Important : ce qu'il voit par la fenêtre, c'est un train et de la fumée. Cela annonce les camps de concentration...

- Interdiction de se laver à l’eau chaude : « Père nous défendait de nous laver à l’eau chaude » (l.101)

b) Les règles

-ponctualité féroce : peu de paroles échangées, mais par deux fois la phrase « Tu es en retard » est dite au narrateur, par Maria (l. 11) et par la mère (l. 40) ; Le narrateur a alors l’impression que la figure terrifiante de son père se dresse devant lui ; ponctualité présentée comme « une vertu allemande » (l.14). La mère « regard[e] l’horloge du buffet » (l.39). Elle exhorte Rudolf : « dépêche-toi » l.46.

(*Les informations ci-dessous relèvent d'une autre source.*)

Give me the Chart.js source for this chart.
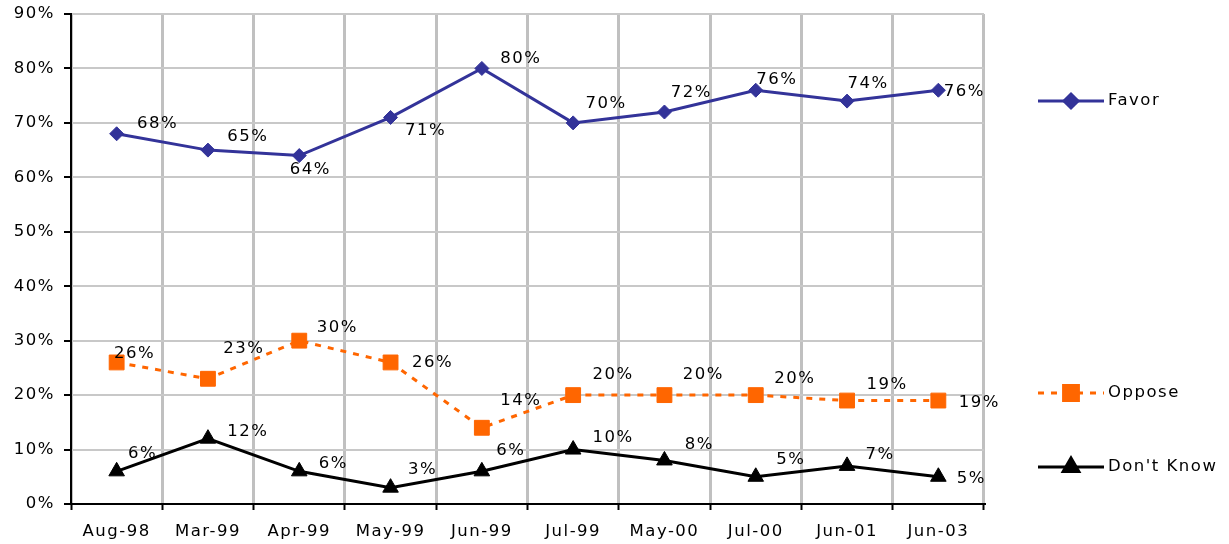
<!DOCTYPE html>
<html>
<head>
<meta charset="utf-8">
<script src="https://cdn.jsdelivr.net/npm/chart.js@4/dist/chart.umd.min.js"></script>
<style>
  html, body { margin: 0; padding: 0; background: #fff; }
  #wrap { width: 1229px; height: 544px; position: relative; }
</style>
</head>
<body>
<div id="wrap"><canvas id="chart"></canvas></div>
<script>
// valores
const categorias = ['Aug-98', 'Mar-99', 'Apr-99', 'May-99', 'Jun-99', 'Jul-99', 'May-00', 'Jul-00', 'Jun-01', 'Jun-03'];
const favor = [68, 65, 64, 71, 80, 70, 72, 76, 74, 76];
const oppose = [26, 23, 30, 26, 14, 20, 20, 20, 19, 19];
const dontKnow = [6, 12, 6, 3, 6, 10, 8, 5, 7, 5];
const yTicks = [0, 10, 20, 30, 40, 50, 60, 70, 80, 90];

// desplazamiento de las etiquetas respecto al punto (px)
const favorDx = [41, 40, 11, 35, 39, 33, 27, 21, 21, 26];
const favorDy = [-10, -13, 14, 13, -10, -19, -19, -11, -17, 1];
const opposeDx = [18, 36, 38, 42, 39, 40, 39, 39, 40, 41];
const opposeDy = [-9, -30, -13, 0, -27, -20, -20, -16, -16, 2];
const dkDx = [26, 40, 34, 32, 29, 40, 35, 35, 33, 33];
const dkDy = [-18, -7, -8, -18, -21, -12, -16, -17, -11, 2];

const FAMILY = '"DejaVu Sans", Verdana, sans-serif';
const FONT = '16.5px ' + FAMILY;
const SPACING = '1.5px';

const series = [
    { label: 'Favor', data: favor, color: '#333399', style: 'rectRot', radius: 7, dash: [], dx: favorDx, dy: favorDy, legendY: 101 },
    { label: 'Oppose', data: oppose, color: '#FF6600', style: 'rect', radius: 10.5, dash: [6, 7], dx: opposeDx, dy: opposeDy, legendY: 393 },
    { label: "Don't Know", data: dontKnow, color: '#000000', style: 'triangle', radius: 9, dash: [], dx: dkDx, dy: dkDy, legendY: 467 }
];

const spacingPlugin = {
    id: 'spacing',
    beforeUpdate(chart) { chart.ctx.letterSpacing = SPACING; },
    beforeDraw(chart) { chart.ctx.letterSpacing = SPACING; }
};

const labelsPlugin = {
    id: 'dataLabels',
    afterDatasetsDraw(chart) {
        const ctx = chart.ctx;
        ctx.save();
        ctx.letterSpacing = SPACING;
        ctx.font = FONT;
        ctx.fillStyle = '#000';
        ctx.textAlign = 'center';
        ctx.textBaseline = 'middle';
        series.forEach((s, i) => {
            const meta = chart.getDatasetMeta(i);
            meta.data.forEach((pt, j) => {
                ctx.fillText(s.data[j] + '%', pt.x + s.dx[j], pt.y + s.dy[j]);
            });
        });
        ctx.restore();
    }
};

const legendPlugin = {
    id: 'sideLegend',
    afterDraw(chart) {
        const ctx = chart.ctx;
        ctx.save();
        series.forEach(s => {
            const y = s.legendY;
            ctx.strokeStyle = s.color;
            ctx.lineWidth = 3;
            ctx.setLineDash(s.dash);
            ctx.beginPath();
            ctx.moveTo(1038, y);
            ctx.lineTo(1104, y);
            ctx.stroke();
            ctx.setLineDash([]);
            ctx.fillStyle = s.color;
            Chart.helpers.drawPoint(ctx, { pointStyle: s.style, radius: s.radius, borderWidth: 1, rotation: 0 }, 1071, y);
            ctx.fillStyle = '#000';
            ctx.letterSpacing = SPACING;
            ctx.font = FONT;
            ctx.textAlign = 'left';
            ctx.textBaseline = 'middle';
            ctx.fillText(s.label, 1108, y);
        });
        ctx.restore();
    }
};

new Chart(document.getElementById('chart'), {
    type: 'line',
    data: {
        labels: categorias,
        datasets: series.map(s => ({
            label: s.label,
            data: s.data,
            borderColor: s.color,
            backgroundColor: s.color,
            borderWidth: 3,
            borderDash: s.dash,
            pointStyle: s.style,
            pointRadius: s.radius,
            pointHoverRadius: s.radius,
            pointBorderWidth: 1,
            pointBorderColor: s.color,
            pointBackgroundColor: s.color,
            tension: 0,
            fill: false
        }))
    },
    options: {
        responsive: true,
        maintainAspectRatio: false,
        animation: false,
        layout: { padding: { top: 14, right: 245, bottom: 0, left: 0 } },
        plugins: {
            legend: { display: false },
            tooltip: { enabled: false }
        },
        scales: {
            x: {
                offset: true,
                grid: { offset: true, color: '#c0c0c0', lineWidth: 3, drawTicks: true, tickLength: 6, tickColor: '#000', tickWidth: 2 },
                border: { display: true, color: '#000', width: 2 },
                ticks: { color: '#000', font: { family: FAMILY, size: 16.5 }, padding: 12, maxRotation: 0, autoSkip: false },
                afterFit(scale) {
                    scale.height = 40;
                    scale.paddingLeft = 0;
                    scale.paddingRight = 0;
                }
            },
            y: {
                min: 0,
                max: 90,
                afterBuildTicks(scale) { scale.ticks = yTicks.map(v => ({ value: v })); },
                grid: { color: '#c8c8c8', lineWidth: 2, drawTicks: true, tickLength: 7, tickColor: '#000', tickWidth: 2 },
                border: { display: true, color: '#000', width: 2 },
                ticks: { color: '#000', font: { family: FAMILY, size: 16.5 }, padding: 9, callback: v => v + '%' },
                afterFit(scale) {
                    scale.width = 71;
                    scale.paddingTop = 0;
                    scale.paddingBottom = 0;
                }
            }
        }
    },
    plugins: [spacingPlugin, labelsPlugin, legendPlugin]
});
</script>
</body>
</html>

-ménage fait par les enfants, apparemment de manière hebdomadaire et selon un rite immuable : «ta cuvette et tes chiffons » (l.45), « tes affaires » (l. 11) les soeurs ont « leur cuvette à la main » (l. 72) : utilisation des adj. possessifs, chacun a son propre matériel pour ce rituel du samedi

-propreté qui semble d’emblée excessive, presque maladive. Toute la famille est occupée à laver, le linge, les vitres, soi-même : la mère lave du linge devant l’évier (l. 36), les soeurs et le narrateur lavent toutes les vitres de la maison. Champ lexical du nettoyage : « cuvette et … chiffons » (l. 45, 48, 60, 78, 97,105), « laver » (l. 36, 43, 100), « lavait » (l. 59), « frotter » (l. 61), « mon chiffon allait et venait sur la vitre » (l. 91-92), « savon » (l. 106), « bassine de linge » (l. 114), « eau chaude » (l. 102, 103, 104), « évier » (l. 35 , 101, 106, 108).

- Des indices de la vie adulte de Rudolf

- Cette propreté excessive rappelle l'obsession de pureté des Aryens : l'élimination du Juif est une élimination de la « vermine » (comme on le verra dans la suite du roman).